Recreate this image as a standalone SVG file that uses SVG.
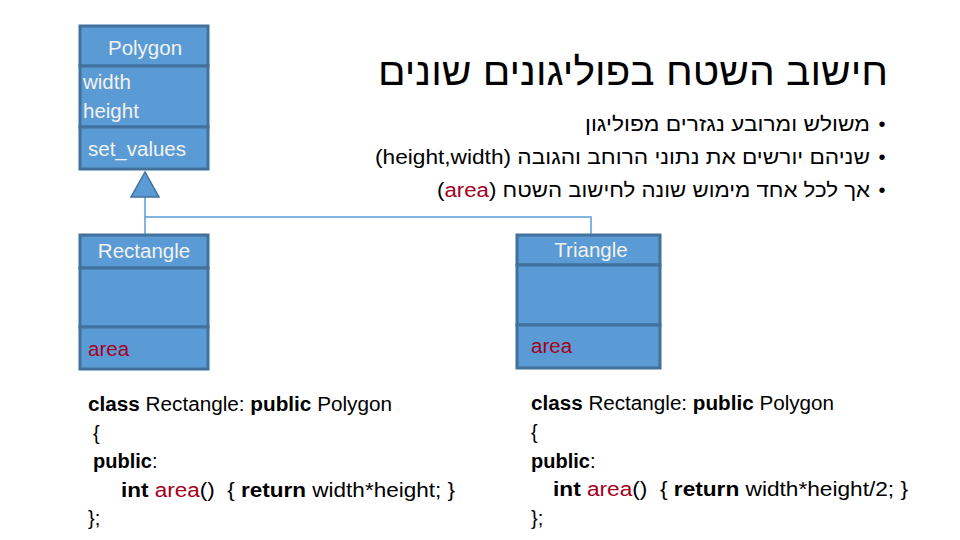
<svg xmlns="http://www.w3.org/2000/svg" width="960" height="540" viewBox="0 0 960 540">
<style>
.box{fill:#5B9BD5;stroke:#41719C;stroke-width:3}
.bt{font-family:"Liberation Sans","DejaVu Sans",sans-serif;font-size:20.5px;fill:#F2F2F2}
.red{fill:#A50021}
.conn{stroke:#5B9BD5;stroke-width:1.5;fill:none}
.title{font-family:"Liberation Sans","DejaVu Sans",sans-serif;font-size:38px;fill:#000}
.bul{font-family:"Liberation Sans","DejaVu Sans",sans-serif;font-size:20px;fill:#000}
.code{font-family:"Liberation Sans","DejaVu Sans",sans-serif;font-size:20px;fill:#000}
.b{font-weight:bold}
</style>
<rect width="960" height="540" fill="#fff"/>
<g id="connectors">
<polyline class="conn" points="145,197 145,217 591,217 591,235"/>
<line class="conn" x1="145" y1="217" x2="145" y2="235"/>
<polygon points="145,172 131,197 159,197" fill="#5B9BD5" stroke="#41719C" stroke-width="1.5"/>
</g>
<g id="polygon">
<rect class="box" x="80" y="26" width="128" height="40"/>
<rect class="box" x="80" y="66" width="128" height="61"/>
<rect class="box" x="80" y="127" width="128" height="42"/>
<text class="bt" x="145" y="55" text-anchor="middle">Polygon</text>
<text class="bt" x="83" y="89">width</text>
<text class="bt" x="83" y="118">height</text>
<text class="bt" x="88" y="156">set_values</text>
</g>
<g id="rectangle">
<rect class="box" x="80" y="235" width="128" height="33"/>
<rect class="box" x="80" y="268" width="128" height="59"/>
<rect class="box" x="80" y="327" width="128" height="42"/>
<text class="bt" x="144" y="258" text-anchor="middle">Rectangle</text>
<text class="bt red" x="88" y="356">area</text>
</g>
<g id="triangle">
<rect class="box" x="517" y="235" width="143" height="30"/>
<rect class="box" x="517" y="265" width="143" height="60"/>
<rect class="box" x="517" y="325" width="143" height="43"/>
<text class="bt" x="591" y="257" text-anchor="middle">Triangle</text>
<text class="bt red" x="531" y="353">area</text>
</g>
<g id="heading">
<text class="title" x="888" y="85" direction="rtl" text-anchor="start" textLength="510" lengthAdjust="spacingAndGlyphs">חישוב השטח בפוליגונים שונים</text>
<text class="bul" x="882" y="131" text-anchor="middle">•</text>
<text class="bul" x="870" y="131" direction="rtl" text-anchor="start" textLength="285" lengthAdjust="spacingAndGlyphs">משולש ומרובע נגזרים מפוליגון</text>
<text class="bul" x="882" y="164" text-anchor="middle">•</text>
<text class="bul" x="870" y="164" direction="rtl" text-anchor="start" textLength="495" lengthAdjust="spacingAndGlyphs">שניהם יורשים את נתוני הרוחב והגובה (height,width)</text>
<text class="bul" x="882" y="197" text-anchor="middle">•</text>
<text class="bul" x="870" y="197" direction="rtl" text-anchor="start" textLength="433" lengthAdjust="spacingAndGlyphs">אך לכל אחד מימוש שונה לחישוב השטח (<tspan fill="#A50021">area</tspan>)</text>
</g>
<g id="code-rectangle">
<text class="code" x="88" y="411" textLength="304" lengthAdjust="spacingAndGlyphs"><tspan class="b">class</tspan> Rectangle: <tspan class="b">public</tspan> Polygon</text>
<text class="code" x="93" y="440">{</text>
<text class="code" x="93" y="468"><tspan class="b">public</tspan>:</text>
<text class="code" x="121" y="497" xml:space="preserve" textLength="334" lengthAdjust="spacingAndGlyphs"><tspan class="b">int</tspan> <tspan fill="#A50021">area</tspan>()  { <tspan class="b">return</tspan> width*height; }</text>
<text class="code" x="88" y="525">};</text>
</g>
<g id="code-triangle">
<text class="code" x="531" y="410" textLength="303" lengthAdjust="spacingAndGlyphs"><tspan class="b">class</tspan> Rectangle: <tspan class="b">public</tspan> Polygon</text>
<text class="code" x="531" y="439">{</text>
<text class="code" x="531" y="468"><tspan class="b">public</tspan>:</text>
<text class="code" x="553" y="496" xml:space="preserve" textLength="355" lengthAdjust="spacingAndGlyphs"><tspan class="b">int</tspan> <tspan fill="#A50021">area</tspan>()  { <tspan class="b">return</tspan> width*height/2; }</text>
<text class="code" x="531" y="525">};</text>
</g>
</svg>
-- -- --
Copy all the data exactly as written, but skip any picture.

Recreate this image as a standalone SVG file that uses SVG.
<svg xmlns="http://www.w3.org/2000/svg" width="960" height="540" viewBox="0 0 960 540">
<style>
.box{fill:#5B9BD5;stroke:#41719C;stroke-width:3}
.bt{font-family:"Liberation Sans","DejaVu Sans",sans-serif;font-size:20.5px;fill:#F2F2F2}
.red{fill:#A50021}
.conn{stroke:#5B9BD5;stroke-width:1.5;fill:none}
.title{font-family:"Liberation Sans","DejaVu Sans",sans-serif;font-size:38px;fill:#000}
.bul{font-family:"Liberation Sans","DejaVu Sans",sans-serif;font-size:20px;fill:#000}
.code{font-family:"Liberation Sans","DejaVu Sans",sans-serif;font-size:20px;fill:#000}
.b{font-weight:bold}
</style>
<rect width="960" height="540" fill="#fff"/>
<g id="connectors">
<polyline class="conn" points="145,197 145,217 591,217 591,235"/>
<line class="conn" x1="145" y1="217" x2="145" y2="235"/>
<polygon points="145,172 131,197 159,197" fill="#5B9BD5" stroke="#41719C" stroke-width="1.5"/>
</g>
<g id="polygon">
<rect class="box" x="80" y="26" width="128" height="40"/>
<rect class="box" x="80" y="66" width="128" height="61"/>
<rect class="box" x="80" y="127" width="128" height="42"/>
<text class="bt" x="145" y="55" text-anchor="middle">Polygon</text>
<text class="bt" x="83" y="89">width</text>
<text class="bt" x="83" y="118">height</text>
<text class="bt" x="88" y="156">set_values</text>
</g>
<g id="rectangle">
<rect class="box" x="80" y="235" width="128" height="33"/>
<rect class="box" x="80" y="268" width="128" height="59"/>
<rect class="box" x="80" y="327" width="128" height="42"/>
<text class="bt" x="144" y="258" text-anchor="middle">Rectangle</text>
<text class="bt red" x="88" y="356">area</text>
</g>
<g id="triangle">
<rect class="box" x="517" y="235" width="143" height="30"/>
<rect class="box" x="517" y="265" width="143" height="60"/>
<rect class="box" x="517" y="325" width="143" height="43"/>
<text class="bt" x="591" y="257" text-anchor="middle">Triangle</text>
<text class="bt red" x="531" y="353">area</text>
</g>
<g id="heading">
<text class="title" x="888" y="85" direction="rtl" text-anchor="start" textLength="510" lengthAdjust="spacingAndGlyphs">חישוב השטח בפוליגונים שונים</text>
<text class="bul" x="882" y="131" text-anchor="middle">•</text>
<text class="bul" x="870" y="131" direction="rtl" text-anchor="start" textLength="285" lengthAdjust="spacingAndGlyphs">משולש ומרובע נגזרים מפוליגון</text>
<text class="bul" x="882" y="164" text-anchor="middle">•</text>
<text class="bul" x="870" y="164" direction="rtl" text-anchor="start" textLength="495" lengthAdjust="spacingAndGlyphs">שניהם יורשים את נתוני הרוחב והגובה (height,width)</text>
<text class="bul" x="882" y="197" text-anchor="middle">•</text>
<text class="bul" x="870" y="197" direction="rtl" text-anchor="start" textLength="433" lengthAdjust="spacingAndGlyphs">אך לכל אחד מימוש שונה לחישוב השטח (<tspan fill="#A50021">area</tspan>)</text>
</g>
<g id="code-rectangle">
<text class="code" x="88" y="411" textLength="304" lengthAdjust="spacingAndGlyphs"><tspan class="b">class</tspan> Rectangle: <tspan class="b">public</tspan> Polygon</text>
<text class="code" x="93" y="440">{</text>
<text class="code" x="93" y="468"><tspan class="b">public</tspan>:</text>
<text class="code" x="121" y="497" xml:space="preserve" textLength="334" lengthAdjust="spacingAndGlyphs"><tspan class="b">int</tspan> <tspan fill="#A50021">area</tspan>()  { <tspan class="b">return</tspan> width*height; }</text>
<text class="code" x="88" y="525">};</text>
</g>
<g id="code-triangle">
<text class="code" x="531" y="410" textLength="303" lengthAdjust="spacingAndGlyphs"><tspan class="b">class</tspan> Rectangle: <tspan class="b">public</tspan> Polygon</text>
<text class="code" x="531" y="439">{</text>
<text class="code" x="531" y="468"><tspan class="b">public</tspan>:</text>
<text class="code" x="553" y="496" xml:space="preserve" textLength="355" lengthAdjust="spacingAndGlyphs"><tspan class="b">int</tspan> <tspan fill="#A50021">area</tspan>()  { <tspan class="b">return</tspan> width*height/2; }</text>
<text class="code" x="531" y="525">};</text>
</g>
</svg>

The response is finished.